DESCRIPTION OF STOCK PURCHASE CONTRACTS AND STOCK PURCHASE UNITS
This section describes the general terms that will apply to any stock purchase contracts or stock purchase units that we may offer in the future, to which a future prospectus supplement may relate. The following description and any description of stock purchase contracts or stock purchase units in the applicable prospectus supplement does not purport to be complete and is subject to and is qualified in its entirety by reference to the stock purchase contract agreement or stock purchase unit agreement, as applicable, that we will enter into at the time of issue and, if applicable, collateral arrangements and depositary arrangements relating to such stock purchase contracts or stock purchase units.
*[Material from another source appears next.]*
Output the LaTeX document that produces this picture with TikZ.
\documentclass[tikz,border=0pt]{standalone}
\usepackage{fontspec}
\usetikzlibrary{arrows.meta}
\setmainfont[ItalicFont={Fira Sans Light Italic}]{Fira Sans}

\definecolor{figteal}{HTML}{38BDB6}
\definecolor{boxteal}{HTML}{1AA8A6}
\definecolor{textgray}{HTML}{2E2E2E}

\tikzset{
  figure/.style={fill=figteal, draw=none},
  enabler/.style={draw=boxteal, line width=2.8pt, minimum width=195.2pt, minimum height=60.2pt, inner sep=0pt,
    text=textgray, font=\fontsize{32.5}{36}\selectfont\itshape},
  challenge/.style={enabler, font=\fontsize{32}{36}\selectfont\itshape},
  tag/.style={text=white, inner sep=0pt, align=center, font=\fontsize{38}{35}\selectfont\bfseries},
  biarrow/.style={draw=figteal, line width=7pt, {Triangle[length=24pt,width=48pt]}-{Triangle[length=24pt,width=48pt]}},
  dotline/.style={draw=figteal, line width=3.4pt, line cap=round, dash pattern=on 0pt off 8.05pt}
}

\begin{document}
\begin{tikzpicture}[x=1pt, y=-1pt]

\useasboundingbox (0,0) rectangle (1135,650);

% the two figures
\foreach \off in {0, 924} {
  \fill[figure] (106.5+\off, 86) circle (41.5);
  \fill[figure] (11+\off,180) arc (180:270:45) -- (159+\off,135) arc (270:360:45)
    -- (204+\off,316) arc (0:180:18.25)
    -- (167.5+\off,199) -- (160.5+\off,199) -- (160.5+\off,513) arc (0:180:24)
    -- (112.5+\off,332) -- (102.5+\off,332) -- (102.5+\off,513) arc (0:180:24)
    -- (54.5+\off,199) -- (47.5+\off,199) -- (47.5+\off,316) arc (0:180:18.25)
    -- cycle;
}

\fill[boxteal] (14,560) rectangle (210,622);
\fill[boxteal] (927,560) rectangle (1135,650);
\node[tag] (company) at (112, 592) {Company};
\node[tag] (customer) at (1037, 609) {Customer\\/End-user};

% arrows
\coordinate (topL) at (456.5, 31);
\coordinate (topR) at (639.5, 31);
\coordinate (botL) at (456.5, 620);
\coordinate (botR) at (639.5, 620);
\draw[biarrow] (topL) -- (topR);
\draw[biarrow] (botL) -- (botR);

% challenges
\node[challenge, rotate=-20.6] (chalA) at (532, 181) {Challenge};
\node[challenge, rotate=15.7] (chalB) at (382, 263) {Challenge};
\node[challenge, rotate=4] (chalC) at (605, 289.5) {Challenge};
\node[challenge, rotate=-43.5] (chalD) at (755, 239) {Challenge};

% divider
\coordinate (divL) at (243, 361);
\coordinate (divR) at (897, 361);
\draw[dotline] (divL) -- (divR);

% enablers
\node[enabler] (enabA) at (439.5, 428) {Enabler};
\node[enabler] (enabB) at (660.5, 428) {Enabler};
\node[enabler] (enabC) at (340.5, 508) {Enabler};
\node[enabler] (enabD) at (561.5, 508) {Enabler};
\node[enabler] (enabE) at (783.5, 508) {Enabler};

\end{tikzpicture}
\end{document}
We may issue stock purchase contracts, including contracts obligating holders to purchase from or sell to us, and obligating us to sell to or purchase from the holders, a specified number of shares of common stock or other securities at a future date or dates, which we refer to in this prospectus as stock purchase contracts. The price per share of the securities and the number or amount of the securities may be fixed at the time the stock purchase contracts are issued or may be determined by reference to a specific formula set forth in the stock purchase contracts, and may be subject to adjustment under anti-dilution formulas. The stock purchase contracts may be issued separately or as part of units consisting of a stock purchase contract and debt securities, common securities, preferred securities, warrants or debt obligations of third parties, including U.S. treasury securities, any other securities described in the applicable prospectus supplement or any combination of the foregoing, securing the holders’ obligations to purchase the securities under the stock purchase contracts, which we refer to herein as stock purchase units. The stock purchase contracts may require holders to secure their obligations under the stock purchase contracts in a specified manner. The stock purchase contracts also may require us to make periodic payments to the holders of the stock purchase contracts or the stock purchase units, as the case may be, or vice versa, and those payments may be unsecured or pre-funded on some basis.
The prospectus supplement relating to any stock purchase contracts or stock purchase units that we may offer will describe the specific terms of the stock purchase contracts or stock purchase units it covers, including, if applicable, collateral or depositary arrangements. In addition to describing the specific terms of the stock purchase contracts or stock purchase units, the applicable prospectus supplement will contain a summary of certain United States federal income tax consequences applicable to the stock purchase contracts or stock purchase units, as applicable.
DESCRIPTION OF SUBSCRIPTION RIGHTS
This section describes the general terms that will apply to any subscription rights that we may offer in the future, to which a future prospectus supplement may relate. The following description and any description of subscription rights in the applicable prospectus supplement does not purport to be complete and is subject to and is qualified in its entirety by reference to the subscription rights agreement that we will enter into at the time of issue.
We may issue subscription rights to purchase common stock, preferred stock, debt securities or other securities. These subscription rights may be issued independently or together with any other security offered by us and may or may not be transferable by the securityholder receiving the subscription rights in such offering. In connection with any offering of subscription rights, we may enter into a standby arrangement with one or more underwriters or other purchasers pursuant to which the underwriters or other purchasers may be required to purchase up to all of the securities remaining unsubscribed for after such offering.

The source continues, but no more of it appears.